> Short task
Using the data below, determine the number of lines that include the string "chart". Write only that number.
○ ○ ○ ○ ○ ○ ○
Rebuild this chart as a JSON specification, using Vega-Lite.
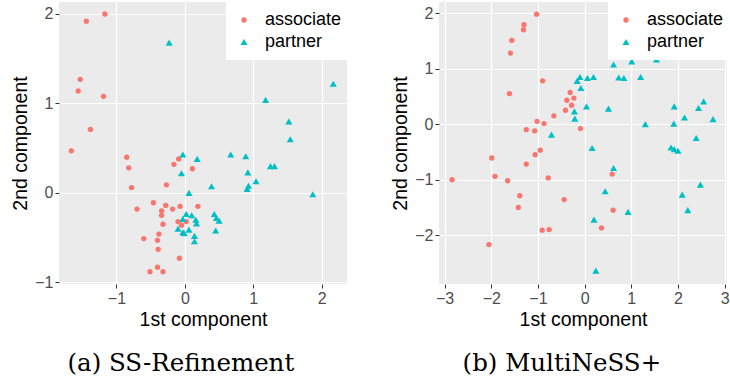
{
  "$schema": "https://vega.github.io/schema/vega-lite/v6.json",
  "padding": {"left": 10, "top": 2, "right": 0, "bottom": 0},
  "spacing": 39,
  "config": {
    "view": {"fill": "#EBEBEB", "stroke": null},
    "font": "Liberation Sans",
    "axis": {"grid": true, "gridColor": "#FFFFFF", "gridWidth": 1.2, "domain": false, "tickColor": "#333333", "tickSize": 4, "tickWidth": 1, "labelColor": "#4D4D4D", "labelFontSize": 16, "labelFont": "Liberation Sans", "labelPadding": 2, "titleFont": "Liberation Sans", "titleFontSize": 19.5, "titleFontWeight": "normal", "titleColor": "#000000", "titlePadding": 4},
    "legend": {"labelFontSize": 18, "labelFont": "Liberation Sans", "labelColor": "#000000", "symbolSize": 30, "padding": 9, "fillColor": "#FFFFFF", "rowPadding": 4, "symbolOffset": 0, "labelOffset": 12, "symbolStrokeWidth": 0},
    "title": {"font": "DejaVu Serif", "fontSize": 24.5, "fontWeight": "normal", "color": "#000000"}
  },
  "datasets": {
    "a": [
      {"x": -1.44, "y": 1.92, "g": "associate"}, {"x": -1.17, "y": 2.0, "g": "associate"}, {"x": -1.53, "y": 1.27, "g": "associate"}, {"x": -1.56, "y": 1.14, "g": "associate"}, {"x": -1.19, "y": 1.08, "g": "associate"}, {"x": -1.38, "y": 0.71, "g": "associate"}, {"x": -1.66, "y": 0.47, "g": "associate"}, {"x": -0.85, "y": 0.40, "g": "associate"}, {"x": -0.09, "y": 0.38, "g": "associate"}, {"x": -0.82, "y": 0.28, "g": "associate"}, {"x": -0.16, "y": 0.32, "g": "associate"}, {"x": 0.11, "y": 0.27, "g": "associate"}, {"x": -0.78, "y": 0.06, "g": "associate"}, {"x": -0.27, "y": 0.09, "g": "associate"}, {"x": -0.46, "y": -0.11, "g": "associate"}, {"x": -0.70, "y": -0.18, "g": "associate"}, {"x": -0.28, "y": -0.14, "g": "associate"}, {"x": -0.07, "y": -0.15, "g": "associate"}, {"x": -0.34, "y": -0.20, "g": "associate"}, {"x": -0.18, "y": -0.18, "g": "associate"}, {"x": 0.19, "y": -0.15, "g": "associate"}, {"x": -0.34, "y": -0.25, "g": "associate"}, {"x": -0.10, "y": -0.32, "g": "associate"}, {"x": 0.02, "y": -0.32, "g": "associate"}, {"x": -0.05, "y": -0.36, "g": "associate"}, {"x": -0.32, "y": -0.35, "g": "associate"}, {"x": -0.38, "y": -0.46, "g": "associate"}, {"x": -0.60, "y": -0.51, "g": "associate"}, {"x": -0.40, "y": -0.53, "g": "associate"}, {"x": -0.39, "y": -0.63, "g": "associate"}, {"x": -0.08, "y": -0.73, "g": "associate"}, {"x": -0.40, "y": -0.83, "g": "associate"}, {"x": -0.51, "y": -0.88, "g": "associate"}, {"x": -0.32, "y": -0.88, "g": "associate"},
      {"x": -0.23, "y": 1.68, "g": "partner"}, {"x": 2.17, "y": 1.22, "g": "partner"}, {"x": 1.18, "y": 1.04, "g": "partner"}, {"x": 1.52, "y": 0.80, "g": "partner"}, {"x": 1.54, "y": 0.60, "g": "partner"}, {"x": -0.03, "y": 0.43, "g": "partner"}, {"x": 0.18, "y": 0.38, "g": "partner"}, {"x": 0.67, "y": 0.43, "g": "partner"}, {"x": 0.89, "y": 0.41, "g": "partner"}, {"x": -0.05, "y": 0.22, "g": "partner"}, {"x": 0.92, "y": 0.23, "g": "partner"}, {"x": 1.25, "y": 0.30, "g": "partner"}, {"x": 1.31, "y": 0.30, "g": "partner"}, {"x": 1.04, "y": 0.13, "g": "partner"}, {"x": 0.39, "y": 0.075, "g": "partner"}, {"x": 0.93, "y": 0.08, "g": "partner"}, {"x": 0.91, "y": 0.045, "g": "partner"}, {"x": 0.06, "y": 0.0, "g": "partner"}, {"x": 1.87, "y": -0.015, "g": "partner"}, {"x": 0.02, "y": -0.235, "g": "partner"}, {"x": 0.10, "y": -0.25, "g": "partner"}, {"x": 0.43, "y": -0.235, "g": "partner"}, {"x": 0.46, "y": -0.28, "g": "partner"}, {"x": 0.50, "y": -0.31, "g": "partner"}, {"x": 0.16, "y": -0.30, "g": "partner"}, {"x": 0.17, "y": -0.34, "g": "partner"}, {"x": -0.03, "y": -0.29, "g": "partner"}, {"x": -0.10, "y": -0.40, "g": "partner"}, {"x": 0.06, "y": -0.41, "g": "partner"}, {"x": -0.03, "y": -0.44, "g": "partner"}, {"x": -0.01, "y": -0.45, "g": "partner"}, {"x": 0.45, "y": -0.42, "g": "partner"}, {"x": 0.14, "y": -0.48, "g": "partner"}, {"x": 0.14, "y": -0.54, "g": "partner"}
    ],
    "b": [
      {"x": -1.03, "y": 1.98, "g": "associate"}, {"x": -1.30, "y": 1.79, "g": "associate"}, {"x": -1.31, "y": 1.70, "g": "associate"}, {"x": -1.56, "y": 1.51, "g": "associate"}, {"x": -1.59, "y": 1.28, "g": "associate"}, {"x": -0.90, "y": 0.78, "g": "associate"}, {"x": -1.61, "y": 0.55, "g": "associate"}, {"x": -0.31, "y": 0.57, "g": "associate"}, {"x": -0.38, "y": 0.43, "g": "associate"}, {"x": -0.23, "y": 0.47, "g": "associate"}, {"x": -0.28, "y": 0.34, "g": "associate"}, {"x": -0.41, "y": 0.25, "g": "associate"}, {"x": -0.66, "y": 0.15, "g": "associate"}, {"x": -1.02, "y": 0.05, "g": "associate"}, {"x": -0.87, "y": 0.01, "g": "associate"}, {"x": -1.25, "y": -0.10, "g": "associate"}, {"x": -1.07, "y": -0.12, "g": "associate"}, {"x": -0.09, "y": -0.08, "g": "associate"}, {"x": -0.95, "y": -0.47, "g": "associate"}, {"x": -1.06, "y": -0.55, "g": "associate"}, {"x": -1.99, "y": -0.61, "g": "associate"}, {"x": -1.25, "y": -0.72, "g": "associate"}, {"x": -2.84, "y": -1.0, "g": "associate"}, {"x": -1.92, "y": -0.94, "g": "associate"}, {"x": -1.65, "y": -1.02, "g": "associate"}, {"x": -0.78, "y": -0.97, "g": "associate"}, {"x": 0.59, "y": -0.90, "g": "associate"}, {"x": -1.39, "y": -1.29, "g": "associate"}, {"x": -1.42, "y": -1.50, "g": "associate"}, {"x": -0.44, "y": -1.36, "g": "associate"}, {"x": 0.61, "y": -1.55, "g": "associate"}, {"x": -0.91, "y": -1.91, "g": "associate"}, {"x": -0.76, "y": -1.90, "g": "associate"}, {"x": 0.36, "y": -1.87, "g": "associate"}, {"x": -2.05, "y": -2.17, "g": "associate"},
      {"x": 0.62, "y": 1.075, "g": "partner"}, {"x": 1.01, "y": 1.13, "g": "partner"}, {"x": 1.54, "y": 1.165, "g": "partner"}, {"x": -0.10, "y": 0.85, "g": "partner"}, {"x": -0.16, "y": 0.78, "g": "partner"}, {"x": 0.06, "y": 0.83, "g": "partner"}, {"x": 0.19, "y": 0.85, "g": "partner"}, {"x": 0.73, "y": 0.84, "g": "partner"}, {"x": 0.84, "y": 0.83, "g": "partner"}, {"x": 1.20, "y": 0.85, "g": "partner"}, {"x": -0.08, "y": 0.65, "g": "partner"}, {"x": 0.04, "y": 0.32, "g": "partner"}, {"x": 0.51, "y": 0.28, "g": "partner"}, {"x": -0.22, "y": 0.23, "g": "partner"}, {"x": -0.21, "y": 0.10, "g": "partner"}, {"x": -0.71, "y": -0.19, "g": "partner"}, {"x": 0.16, "y": -0.43, "g": "partner"}, {"x": 1.30, "y": 0.0, "g": "partner"}, {"x": 1.92, "y": 0.32, "g": "partner"}, {"x": 1.91, "y": 0.01, "g": "partner"}, {"x": 2.14, "y": 0.12, "g": "partner"}, {"x": 2.44, "y": 0.29, "g": "partner"}, {"x": 2.55, "y": 0.41, "g": "partner"}, {"x": 2.75, "y": 0.09, "g": "partner"}, {"x": 2.39, "y": -0.25, "g": "partner"}, {"x": 1.85, "y": -0.42, "g": "partner"}, {"x": 1.92, "y": -0.45, "g": "partner"}, {"x": 2.00, "y": -0.48, "g": "partner"}, {"x": 0.62, "y": -0.79, "g": "partner"}, {"x": 0.44, "y": -1.21, "g": "partner"}, {"x": 2.48, "y": -1.09, "g": "partner"}, {"x": 2.09, "y": -1.27, "g": "partner"}, {"x": 2.21, "y": -1.55, "g": "partner"}, {"x": 0.93, "y": -1.58, "g": "partner"}, {"x": 0.20, "y": -1.72, "g": "partner"}, {"x": 0.24, "y": -2.64, "g": "partner"}
    ]
  },
  "resolve": {"scale": {"color": "independent", "shape": "independent", "size": "independent"}, "legend": {"color": "independent", "shape": "independent"}},
  "hconcat": [
    {
      "width": 288, "height": 282,
      "data": {"name": "a"},
      "title": {"text": "(a) SS-Refinement", "orient": "bottom", "anchor": "middle", "frame": "bounds", "offset": 23},
      "mark": {"type": "point", "filled": true, "opacity": 1},
      "encoding": {
        "x": {"field": "x", "type": "quantitative", "scale": {"domain": [-1.84, 2.37], "nice": false, "zero": false}, "axis": {"values": [-1, 0, 1, 2], "title": "1st component"}},
        "y": {"field": "y", "type": "quantitative", "scale": {"domain": [-1.018, 2.134], "nice": false, "zero": false}, "axis": {"values": [-1, 0, 1, 2], "title": "2nd component"}},
        "color": {"field": "g", "type": "nominal", "scale": {"domain": ["associate", "partner"], "range": ["#F8766D", "#00BFC4"]}, "legend": {"title": null, "orient": "none", "legendX": 167, "legendY": 0}},
        "shape": {"field": "g", "type": "nominal", "scale": {"domain": ["associate", "partner"], "range": ["circle", "triangle-up"]}, "legend": {"title": null, "orient": "none", "legendX": 167, "legendY": 0}},
        "size": {"field": "g", "type": "nominal", "scale": {"domain": ["associate", "partner"], "range": [28, 50]}, "legend": null}
      }
    },
    {
      "width": 288, "height": 282,
      "data": {"name": "b"},
      "title": {"text": "(b) MultiNeSS+", "orient": "bottom", "anchor": "middle", "frame": "bounds", "offset": 23},
      "mark": {"type": "point", "filled": true, "opacity": 1},
      "encoding": {
        "x": {"field": "x", "type": "quantitative", "scale": {"domain": [-3.12, 3.05], "nice": false, "zero": false}, "axis": {"values": [-3, -2, -1, 0, 1, 2, 3], "title": "1st component"}},
        "y": {"field": "y", "type": "quantitative", "scale": {"domain": [-2.88, 2.2], "nice": false, "zero": false}, "axis": {"values": [-2, -1, 0, 1, 2], "title": "2nd component"}},
        "color": {"field": "g", "type": "nominal", "scale": {"domain": ["associate", "partner"], "range": ["#F8766D", "#00BFC4"]}, "legend": {"title": null, "orient": "none", "legendX": 169, "legendY": 0}},
        "shape": {"field": "g", "type": "nominal", "scale": {"domain": ["associate", "partner"], "range": ["circle", "triangle-up"]}, "legend": {"title": null, "orient": "none", "legendX": 169, "legendY": 0}},
        "size": {"field": "g", "type": "nominal", "scale": {"domain": ["associate", "partner"], "range": [28, 50]}, "legend": null}
      }
    }
  ]
}
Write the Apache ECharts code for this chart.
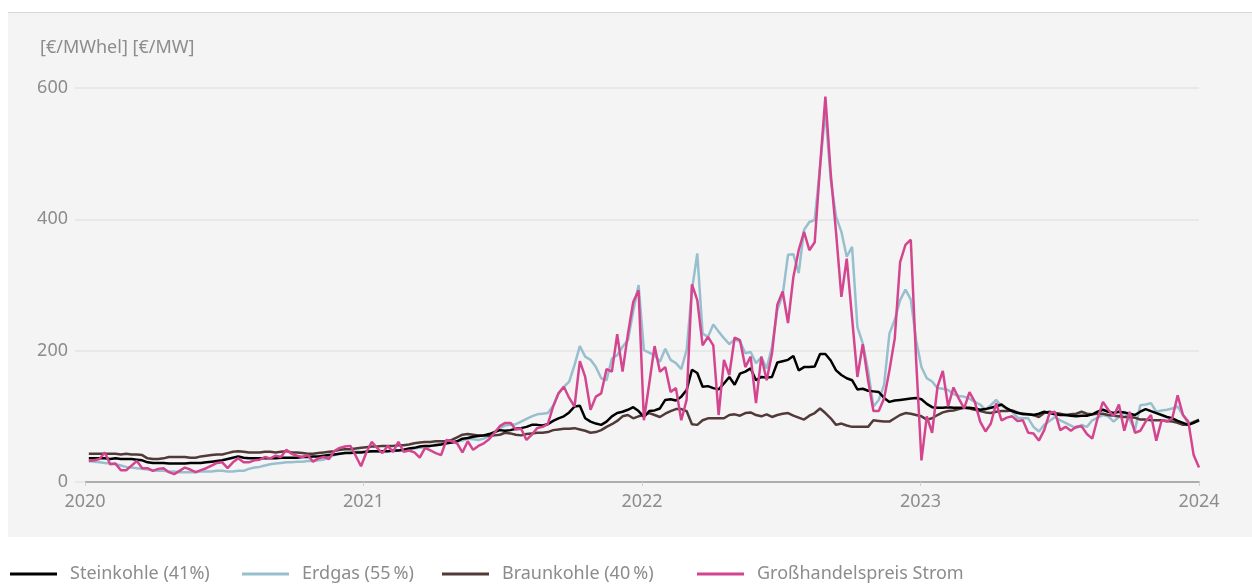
○ ○ ○ ○ ○ ○ ○
> Reply
2